**Exercise task:** Say how many lines include the word "this". Reply with nothing but the number.

**Entries with chart source code:**
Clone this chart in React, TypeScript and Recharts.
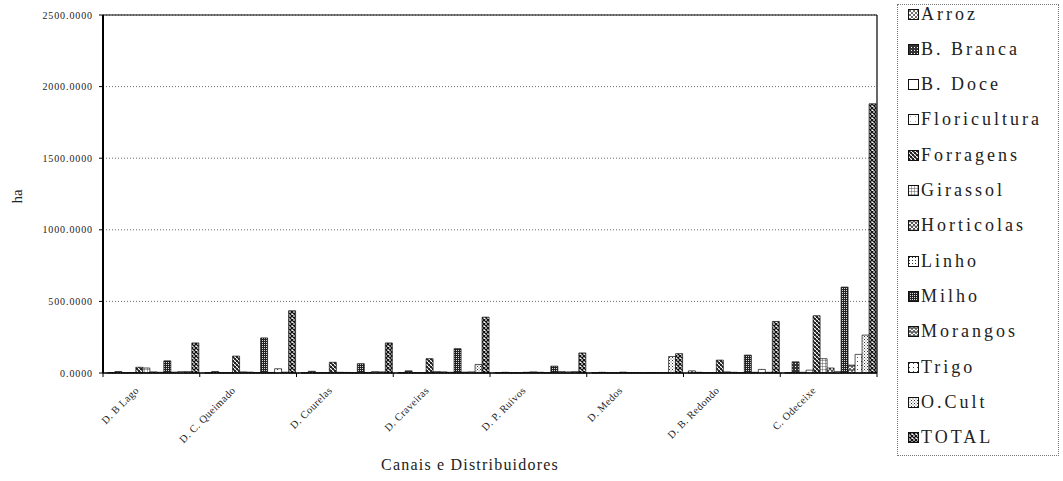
import React from 'react';
import { BarChart, Bar, XAxis, YAxis, CartesianGrid } from 'recharts';

// Canais e distribuidores (eixo X)
const categories = [
  'D. B Lago',
  'D. C. Queimado',
  'D. Courelas',
  'D. Craveiras',
  'D. P. Ruivos',
  'D. Medos',
  'D. B. Redondo',
  'C. Odeceixe',
];

// área (ha) por cultura, na ordem das categorias
const arroz = [3, 2, 2, 3, 2, 2, 15, 2];
const bBranca = [10, 10, 12, 15, 5, 5, 5, 78];
const bDoce = [2, 2, 2, 2, 2, 2, 3, 5];
const floricultura = [3, 2, 2, 2, 2, 1, 3, 20];
const forragens = [40, 118, 75, 100, 5, 6, 90, 400];
const girassol = [35, 8, 5, 10, 8, 3, 8, 100];
const horticolas = [8, 6, 4, 8, 5, 2, 5, 35];
const linho = [5, 3, 3, 5, 2, 1, 3, 10];
const milho = [85, 245, 65, 170, 48, 3, 125, 600];
const morangos = [6, 4, 3, 6, 10, 2, 5, 55];
const trigo = [10, 30, 10, 8, 8, 3, 25, 130];
const oCult = [10, 6, 8, 60, 10, 115, 5, 265];
const total = [210, 435, 210, 390, 140, 135, 360, 1880];

const seriesNames = [
  'Arroz', 'B. Branca', 'B. Doce', 'Floricultura', 'Forragens', 'Girassol',
  'Horticolas', 'Linho', 'Milho', 'Morangos', 'Trigo', 'O.Cult', 'TOTAL',
];
const seriesValues = [
  arroz, bBranca, bDoce, floricultura, forragens, girassol,
  horticolas, linho, milho, morangos, trigo, oCult, total,
];

const yTicks = [0, 500, 1000, 1500, 2000, 2500];

const data = categories.map((name, i) => {
  const row: Record<string, string | number> = { name };
  seriesValues.forEach((vals, s) => {
    row['s' + s] = vals[i];
  });
  return row;
});

const FONT = '"Liberation Serif", "DejaVu Serif", serif';
const PLOT_BOTTOM = 373;
const BAND = (877 - 103) / categories.length;

// padrões a preto e branco das barras
const PatternDefs = () => (
  <svg width={0} height={0} style={{ position: 'absolute' }}>
    <defs>
      <pattern id="pat0" width="4" height="4" patternUnits="userSpaceOnUse">
        <rect width="4" height="4" fill="#fff" />
        <path d="M0,0 L4,4 M4,0 L0,4" stroke="#333" strokeWidth="0.7" />
      </pattern>
      <pattern id="pat1" width="3" height="3" patternUnits="userSpaceOnUse">
        <rect width="3" height="3" fill="#333" />
        <rect x="0" y="0" width="1" height="1" fill="#fff" />
      </pattern>
      <pattern id="pat2" width="4" height="4" patternUnits="userSpaceOnUse">
        <rect width="4" height="4" fill="#fff" />
      </pattern>
      <pattern id="pat3" width="5" height="5" patternUnits="userSpaceOnUse">
        <rect width="5" height="5" fill="#fff" />
        <rect x="2" y="2" width="0.8" height="0.8" fill="#777" />
      </pattern>
      <pattern id="pat4" width="4" height="4" patternUnits="userSpaceOnUse">
        <rect width="4" height="4" fill="#fff" />
        <rect x="0" y="0" width="2" height="2" fill="#222" />
        <rect x="2" y="2" width="2" height="2" fill="#222" />
        <path d="M0,4 L4,0" stroke="#222" strokeWidth="0.6" />
      </pattern>
      <pattern id="pat5" width="3" height="3" patternUnits="userSpaceOnUse">
        <rect width="3" height="3" fill="#fff" />
        <path d="M0,0 H3 M0,0 V3" stroke="#333" strokeWidth="0.8" />
      </pattern>
      <pattern id="pat6" width="4" height="4" patternUnits="userSpaceOnUse">
        <rect width="4" height="4" fill="#fff" />
        <path d="M0,4 L2,0 L4,4" stroke="#222" strokeWidth="1" fill="none" />
      </pattern>
      <pattern id="pat7" width="3" height="3" patternUnits="userSpaceOnUse">
        <rect width="3" height="3" fill="#fff" />
        <rect x="1" y="1" width="1" height="1" fill="#333" />
      </pattern>
      <pattern id="pat8" width="2" height="2" patternUnits="userSpaceOnUse">
        <rect width="2" height="2" fill="#222" />
        <rect x="0" y="0" width="1" height="1" fill="#ddd" />
      </pattern>
      <pattern id="pat9" width="4" height="4" patternUnits="userSpaceOnUse">
        <rect width="4" height="4" fill="#fff" />
        <path d="M0,4 L2,0 L4,4 M0,2 H4" stroke="#222" strokeWidth="0.8" fill="none" />
      </pattern>
      <pattern id="pat10" width="4" height="4" patternUnits="userSpaceOnUse">
        <rect width="4" height="4" fill="#fff" />
        <rect x="1" y="1" width="1" height="1" fill="#444" />
      </pattern>
      <pattern id="pat11" width="3" height="3" patternUnits="userSpaceOnUse">
        <rect width="3" height="3" fill="#fff" />
        <rect x="0" y="0" width="1" height="1" fill="#333" />
        <rect x="1.5" y="1.5" width="1" height="1" fill="#666" />
      </pattern>
      <pattern id="pat12" width="4" height="4" patternUnits="userSpaceOnUse">
        <rect width="4" height="4" fill="#fff" />
        <path d="M0,0 L4,4 M4,0 L0,4" stroke="#111" strokeWidth="1.3" />
      </pattern>
    </defs>
  </svg>
);

const CategoryTick = (props: any) => {
  const { x, payload, index } = props;
  const tx = x - 12;
  const ty = PLOT_BOTTOM + 18;
  return (
    <g>
      <line x1={x - BAND / 2} y1={PLOT_BOTTOM} x2={x - BAND / 2} y2={PLOT_BOTTOM + 4} stroke="#000" />
      {index === categories.length - 1 && (
        <line x1={x + BAND / 2} y1={PLOT_BOTTOM} x2={x + BAND / 2} y2={PLOT_BOTTOM + 4} stroke="#000" />
      )}
      <text
        x={tx}
        y={ty}
        textAnchor="end"
        transform={`rotate(-45 ${tx} ${ty})`}
        fontSize={10.5}
        fontFamily={FONT}
        letterSpacing={0.4}
        fill="#222"
      >
        {payload.value}
      </text>
    </g>
  );
};

const LegendBox = () => (
  <div
    style={{
      position: 'absolute',
      left: 897,
      top: 4,
      width: 162,
      height: 452,
      border: '1px dotted #777',
      boxSizing: 'border-box',
      fontFamily: FONT,
    }}
  >
    {seriesNames.map((name, i) => (
      <div
        key={name}
        style={{
          position: 'absolute',
          left: 10,
          top: 13 + i * 35.33 - 4 - 11,
          height: 22,
          display: 'flex',
          alignItems: 'center',
          whiteSpace: 'nowrap',
        }}
      >
        <svg width={11} height={11} style={{ marginRight: 2 }}>
          <rect x={0.5} y={0.5} width={10} height={10} fill={`url(#pat${i})`} stroke="#111" />
        </svg>
        <span style={{ fontSize: 18, letterSpacing: 3, color: '#222' }}>{name}</span>
      </div>
    ))}
  </div>
);

const App = () => {
  return (
    <div style={{ position: 'absolute', left: 0, top: 0, width: 1063, height: 481, background: '#fff', fontFamily: FONT }}>
      <PatternDefs />
      <BarChart
        width={1063}
        height={481}
        data={data}
        margin={{ top: 15, right: 186, bottom: 48, left: 0 }}
        barCategoryGap="5%"
        barGap={0}
      >
        <CartesianGrid vertical={false} stroke="#444" strokeDasharray="1 2" strokeWidth={0.8} />
        <CartesianGrid horizontalPoints={[15]} verticalPoints={[877]} stroke="#000" strokeWidth={1.2} />
        <XAxis
          dataKey="name"
          height={60}
          interval={0}
          tickLine={false}
          axisLine={{ stroke: '#000', strokeWidth: 1.5 }}
          tick={<CategoryTick />}
        />
        <YAxis
          width={103}
          domain={[0, 2500]}
          ticks={yTicks}
          tickFormatter={(v: number) => v.toFixed(4)}
          tick={{ fontSize: 10, fontFamily: FONT, fill: '#222', letterSpacing: 0.9 }}
          tickSize={4}
          tickMargin={6}
          tickLine={{ stroke: '#000' }}
          axisLine={{ stroke: '#000', strokeWidth: 2 }}
        />
        {seriesNames.map((name, i) => (
          <Bar
            key={name}
            dataKey={'s' + i}
            name={name}
            fill={`url(#pat${i})`}
            stroke="#111"
            strokeWidth={0.7}
            isAnimationActive={false}
          />
        ))}
      </BarChart>
      <div
        style={{
          position: 'absolute',
          left: 2,
          top: 188,
          width: 30,
          textAlign: 'center',
          transform: 'rotate(-90deg)',
          fontSize: 15,
          color: '#222',
        }}
      >
        ha
      </div>
      <div
        style={{
          position: 'absolute',
          left: 320,
          top: 456,
          width: 300,
          textAlign: 'center',
          fontSize: 16,
          letterSpacing: 1.2,
          color: '#222',
        }}
      >
        Canais e Distribuidores
      </div>
      <LegendBox />
    </div>
  );
};

export default App;
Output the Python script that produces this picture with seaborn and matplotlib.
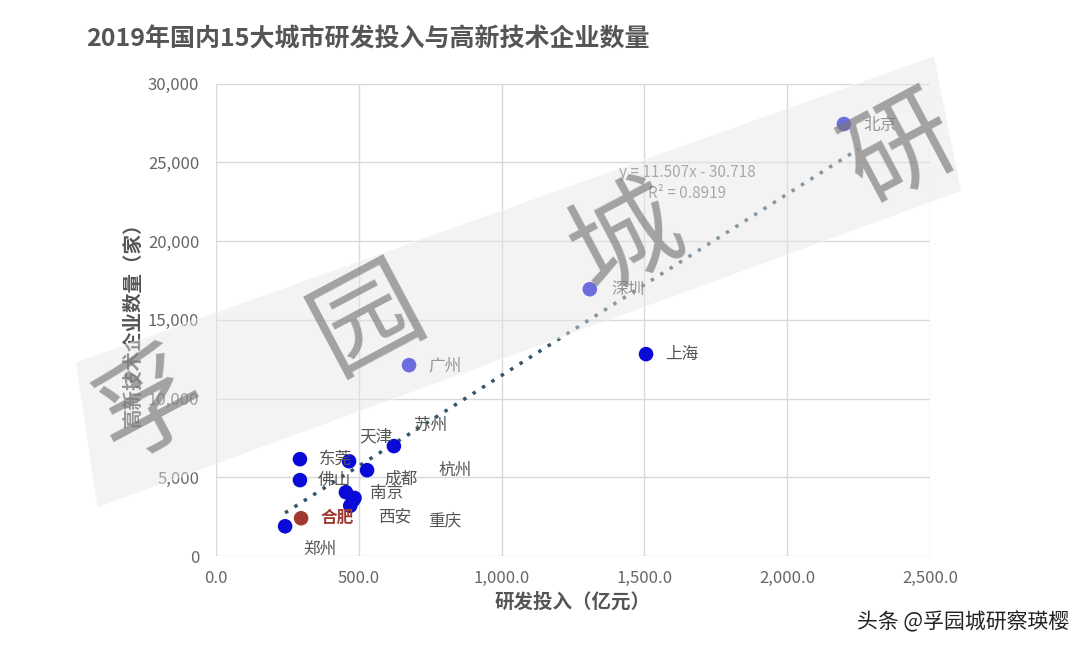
import matplotlib
matplotlib.use("Agg")
import matplotlib.pyplot as plt
import numpy as np
import pandas as pd
import seaborn as sns
from matplotlib.patches import Polygon

sns.set_theme(style="whitegrid")
plt.rcParams['font.family'] = ['Noto Sans CJK SC', 'DejaVu Sans']

# data
cities = ['北京', '深圳', '上海', '广州', '苏州', '天津', '成都', '东莞', '佛山',
          '南京', '杭州', '西安', '重庆', '合肥', '郑州']
rd_invest = [2199, 1309, 1506, 676, 623, 466, 529, 294, 294, 455, 480, 470, 485, 298, 242]
hitech = [27440, 16950, 12830, 12130, 6990, 6030, 5460, 6160, 4830, 4060, 3550, 3200, 3700, 2410, 1900]
# label offsets in pixels
label_dx = [36, 38, 36, 36, 37, 27, 34, 36, 34, 41, 102, 44, 90, 36, 35]
label_dy = [-1, 0, 0, -1, 21, 24, -9, 0, 0, -1, 30, -11, -23, 0, -23]

df = pd.DataFrame({'city': cities, 'x': rd_invest, 'y': hitech})
colors = ['#0a0ad8'] * len(cities)
colors[cities.index('合肥')] = '#a03a30'

fig = plt.figure(figsize=(10.8, 6.59), dpi=100)
ax = fig.add_axes([0.2, 0.156, 0.661, 0.717])

sns.scatterplot(data=df, x='x', y='y', hue='city', palette=dict(zip(cities, colors)),
                s=110, edgecolor='none', ax=ax, zorder=3, legend=False)

slope, intercept = 11.507, -30.718
xs = np.array([min(rd_invest), max(rd_invest) + 50])
ax.plot(xs, slope * xs + intercept, ls=(0, (1, 2.2)), lw=2.5, color='#34556b', zorder=2)

for c, x, y, dx, dy in zip(cities, rd_invest, hitech, label_dx, label_dy):
    col = '#a03a30' if c == '合肥' else '#555555'
    ax.annotate(c, (x, y), xytext=(dx, dy), textcoords='offset pixels', ha='center',
                va='center', fontsize=12, color=col, fontweight='bold' if c == '合肥' else 'normal',
                zorder=4)

ax.text(1650, 23700, 'y = 11.507x - 30.718\nR² = 0.8919', fontsize=11, color='#777777', ha='center',
        va='center', linespacing=1.3)

ax.set_xlim(0, 2500)
ax.set_ylim(0, 30000)
ax.set_xticks(np.arange(0, 2501, 500))
ax.set_yticks(np.arange(0, 30001, 5000))
ax.set_xticklabels([f'{v:,.1f}' for v in np.arange(0, 2501, 500)], color='#666666', fontsize=12)
ax.set_yticklabels([f'{v:,}' for v in np.arange(0, 30001, 5000)], color='#666666', fontsize=12)
ax.set_xlabel('研发投入（亿元）', fontsize=14, color='#555555', fontweight='bold')
ax.set_ylabel('高新技术企业数量（家）', fontsize=14, color='#555555', fontweight='bold')
ax.set_facecolor('none')
ax.grid(color='#d9d9d9', lw=1)
for s in ax.spines.values():
    s.set_visible(False)
ax.tick_params(axis='x', length=0, pad=10)
ax.tick_params(axis='y', length=0, pad=12)

fig.text(0.08, 0.94, '2019年国内15大城市研发投入与高新技术企业数量', fontsize=18,
         fontweight='bold', color='#555555', va='center')

# watermark band and characters over the chart
band = Polygon([[0.07, 0.45], [0.09, 0.23], [0.89, 0.71], [0.865, 0.915]], closed=True,
               transform=fig.transFigure, facecolor='#e6e6e6', alpha=0.45, zorder=5)
fig.patches.append(band)
for ch, fx, fy in [('孚', 0.14, 0.38), ('园', 0.34, 0.515), ('城', 0.58, 0.635), ('研', 0.835, 0.77)]:
    fig.text(fx, fy, ch, fontsize=78, color='#777777', alpha=0.65, rotation=28,
             ha='center', va='center', zorder=6)

fig.text(0.99, 0.055, '头条 @孚园城研察瑛樱', fontsize=15, color='#222222', ha='right', va='center')

fig.savefig('out.png', dpi=100)
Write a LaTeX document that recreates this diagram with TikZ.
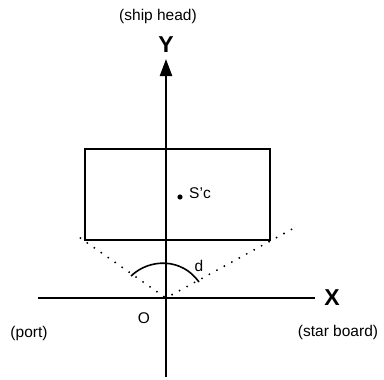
\documentclass[tikz,border=0pt]{standalone}
\usepackage{fontspec}
\setmainfont{Liberation Sans}
\usetikzlibrary{arrows.meta,positioning,calc}
\tikzset{axis/.style={line width=2.2pt},hullbox/.style={draw,line width=1.5pt,minimum width=185pt,minimum height=91pt,inner sep=0pt},
 sight/.style={line width=2.1pt,line cap=round,dash pattern=on 0pt off 8.5pt},
 lab/.style={font=\fontsize{15.5}{18}\selectfont,inner sep=0pt},axl/.style={font=\fontsize{23}{27}\selectfont\bfseries,inner sep=0pt}}

\begin{document}
\begin{tikzpicture}[x=1pt,y=-1pt]
\useasboundingbox (0,0) rectangle (384,380);
\coordinate (O) at (166,298);
\coordinate (yb) at (166,377);\coordinate (yt) at (166,59);
\coordinate (xl) at (38,298);\coordinate (xr) at (315,298);
\node[hullbox](hull) at (177.5,194.5){};
\draw[axis](xl)--(xr);
\draw[axis,-{Triangle[width=12pt,length=17pt]}](yb)--(yt);
\draw[sight]($(O)!2.5pt!(hull.south west)$)--($(O)!1.09!(hull.south west)$);
\draw[sight]($(O)!7pt!(hull.south east)$)--($(O)!1.2!(hull.south east)$);
\draw[line width=1.6pt](131,276) .. controls (150,258) and (182,258) .. (199,282);
\fill (180,197) circle (2.6pt);
\node[lab](sc) at (200,193){S'c};
\node[lab](d) at (199,266){d};
\node[lab](o) at (144,318){O};
\node[axl](xlab) at (332,298){X};
\node[axl](ylab) at (166,45){Y};
\node[lab](head) at (158,16){(ship head)};
\node[lab](port) at (29,333){(port)};
\node[lab](star) at (338,332){(star board)};
\end{tikzpicture}
\end{document}
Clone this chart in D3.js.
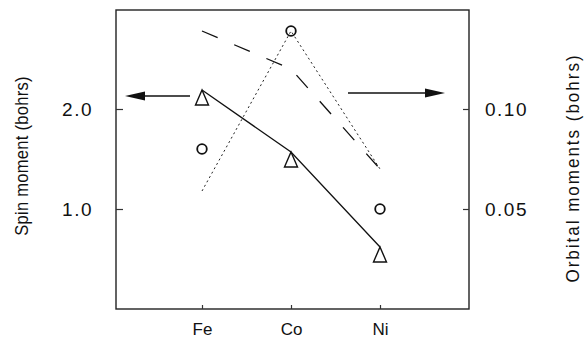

**Answer to the task:** 4